UK developers cash in on privatisation of student housing
University students are paying for housing owned by companies, many based offshore, which are able to sell on the rooms without paying tax on their gains
Tens of thousands of undergraduates are paying for accommodation at universities where developers are cashing in on the privatisation of student housing using offshore companies, a Guardian investigation has found.
More than 20,000 students are paying for rooms owned by companies based in places such as Jersey, Guernsey, the British Virgin Islands and Luxembourg but that figure is likely to be an underestimate given the surge in building in university towns in recent years.
The holding structure means that overseas investors are able to sell on the rooms without paying tax on their gains and it allows buildings to change hands without any stamp duty bill. Complex company arrangements also give companies the opportunity to minimise the tax they pay while charging students up to £14,000 (US$18,664) a year in fees for high-end housing.
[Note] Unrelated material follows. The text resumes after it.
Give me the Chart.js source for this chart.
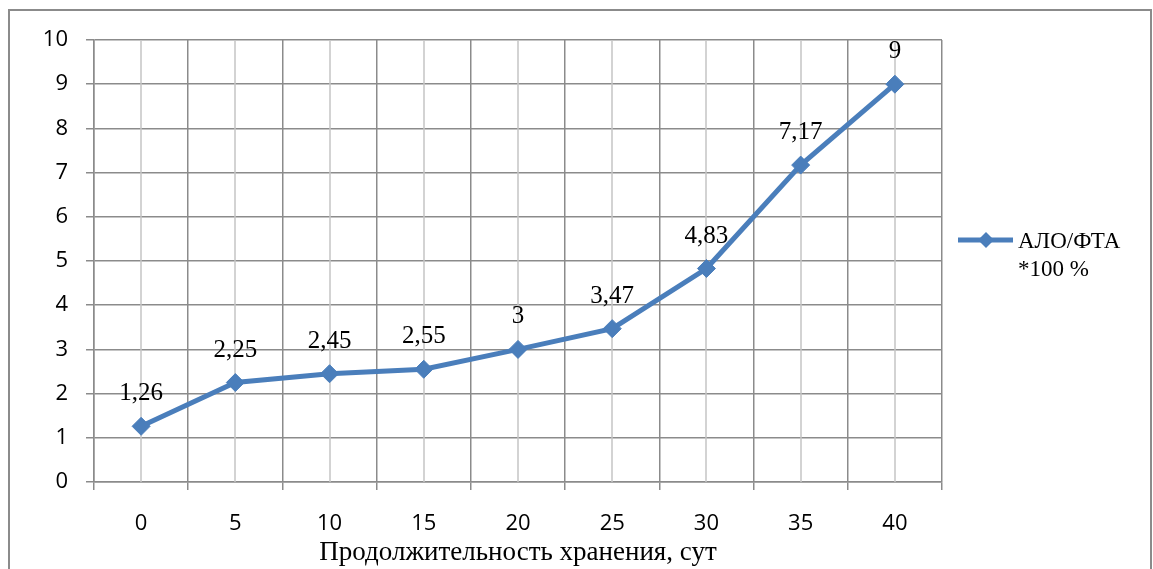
<!DOCTYPE html>
<html>
<head>
<meta charset="utf-8">
<script src="https://cdn.jsdelivr.net/npm/chart.js@4/dist/chart.umd.min.js"></script>
<style>
  html, body { margin: 0; padding: 0; background: #fff; }
  #wrap { width: 1153px; height: 569px; position: relative; }
</style>
</head>
<body>
<div id="wrap"><canvas id="c" width="1153" height="569"></canvas></div>
<script>
// Storage time, days
const categories = ['0', '5', '10', '15', '20', '25', '30', '35', '40'];
// АЛО/ФТА ratio, *100 %
const ratioValues = [1.26, 2.25, 2.45, 2.55, 3, 3.47, 4.83, 7.17, 9];
const valueLabels = ratioValues.map(v => String(v).replace('.', ','));
const yMin = 0;
const yMax = 10;
const yStep = 1;
const seriesLines = ['АЛО/ФТА', '*100 %'];
const xTitle = 'Продолжительность хранения, сут';

const LINE_BLUE = '#4A7EBB';
const GRID_DARK = '#8b8b8b';
const GRID_LIGHT = '#c4c4c4';
const SERIF = '"Liberation Serif", "Times New Roman", serif';
const SANS = '"Open Sans", "Liberation Sans", sans-serif';

// Outer frame round the whole chart
const framePlugin = {
  id: 'frame',
  beforeDraw(chart) {
    const ctx = chart.ctx;
    ctx.save();
    ctx.fillStyle = '#fff';
    ctx.fillRect(0, 0, chart.width, chart.height);
    ctx.strokeStyle = GRID_DARK;
    ctx.lineWidth = 2;
    ctx.strokeRect(9, 10, 1142, 620);
    ctx.restore();
  }
};

// Light vertical lines through each category centre
const centreGridPlugin = {
  id: 'centreGrid',
  beforeDatasetsDraw(chart) {
    const { ctx, chartArea, scales } = chart;
    ctx.save();
    ctx.strokeStyle = GRID_LIGHT;
    ctx.lineWidth = 1.5;
    categories.forEach((_, i) => {
      const x = Math.round(scales.x.getPixelForValue(i));
      ctx.beginPath();
      ctx.moveTo(x, chartArea.top);
      ctx.lineTo(x, chartArea.bottom);
      ctx.stroke();
    });
    ctx.restore();
  }
};

// Value labels above each point
const valueLabelPlugin = {
  id: 'valueLabels',
  afterDatasetsDraw(chart) {
    const ctx = chart.ctx;
    const meta = chart.getDatasetMeta(0);
    ctx.save();
    ctx.font = '25px ' + SERIF;
    ctx.fillStyle = '#000';
    ctx.textAlign = 'center';
    ctx.textBaseline = 'alphabetic';
    meta.data.forEach((pt, i) => {
      ctx.fillText(valueLabels[i], pt.x, pt.y - 26);
    });
    ctx.restore();
  }
};

// Legend on the right: line sample with diamond and a two-line name
const legendPlugin = {
  id: 'sideLegend',
  afterDraw(chart) {
    const ctx = chart.ctx;
    const y = 240;
    ctx.save();
    ctx.strokeStyle = LINE_BLUE;
    ctx.lineWidth = 5;
    ctx.beginPath();
    ctx.moveTo(958, y);
    ctx.lineTo(1013, y);
    ctx.stroke();
    ctx.fillStyle = LINE_BLUE;
    ctx.beginPath();
    ctx.moveTo(986, y - 8);
    ctx.lineTo(994, y);
    ctx.lineTo(986, y + 8);
    ctx.lineTo(978, y);
    ctx.closePath();
    ctx.fill();
    ctx.fillStyle = '#000';
    ctx.font = '23px ' + SERIF;
    ctx.textAlign = 'left';
    ctx.textBaseline = 'alphabetic';
    ctx.fillText(seriesLines[0], 1018, 248);
    ctx.fillText(seriesLines[1], 1018, 276);
    ctx.restore();
  }
};

new Chart(document.getElementById('c'), {
  type: 'line',
  data: {
    labels: categories,
    datasets: [{
      label: seriesLines.join(' '),
      data: ratioValues,
      borderColor: LINE_BLUE,
      backgroundColor: LINE_BLUE,
      borderWidth: 5,
      pointStyle: 'rectRot',
      pointRadius: 9,
      pointBorderWidth: 1,
      pointBackgroundColor: LINE_BLUE,
      pointBorderColor: LINE_BLUE,
      tension: 0,
      fill: false
    }]
  },
  options: {
    responsive: false,
    devicePixelRatio: 1,
    animation: false,
    layout: { padding: { left: 0, top: 40, right: 211, bottom: 0 } },
    plugins: {
      legend: { display: false },
      tooltip: { enabled: false }
    },
    scales: {
      x: {
        type: 'category',
        offset: true,
        grid: { offset: true, color: GRID_DARK, lineWidth: 1.5, tickLength: 8, tickColor: GRID_DARK },
        border: { color: GRID_DARK, width: 1.5 },
        ticks: { color: '#000', font: { family: SANS, size: 22 }, padding: 21, maxRotation: 0, autoSkip: false },
        title: { display: true, text: xTitle, color: '#000', font: { family: SERIF, size: 27 }, padding: { top: 0, bottom: 0 } },
        afterFit(scale) { scale.height = 87; }
      },
      y: {
        min: yMin,
        max: yMax,
        grid: { color: GRID_DARK, lineWidth: 1.5, tickLength: 8, tickColor: GRID_DARK },
        border: { color: GRID_DARK, width: 1.5 },
        ticks: { stepSize: yStep, color: '#000', font: { family: SANS, size: 22 }, padding: 18 },
        afterFit(scale) { scale.width = 94; }
      }
    }
  },
  plugins: [framePlugin, centreGridPlugin, valueLabelPlugin, legendPlugin]
});
</script>
</body>
</html>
One company collected £2.2m in rental income in 2016 but contributed just £10,000 in income tax after it paid £2.1m in charges, mostly to a Luxembourg-based holding company.
The structures are perfectly legal, but MPs and students criticised their use.
John Mann, a Labour MP and member of the treasury select committee, said: “Students are squeezed enough without paying high rents to offshore companies. It is a disgrace that offshore companies are maximising their gain from UK students whilst minimising their tax liability here.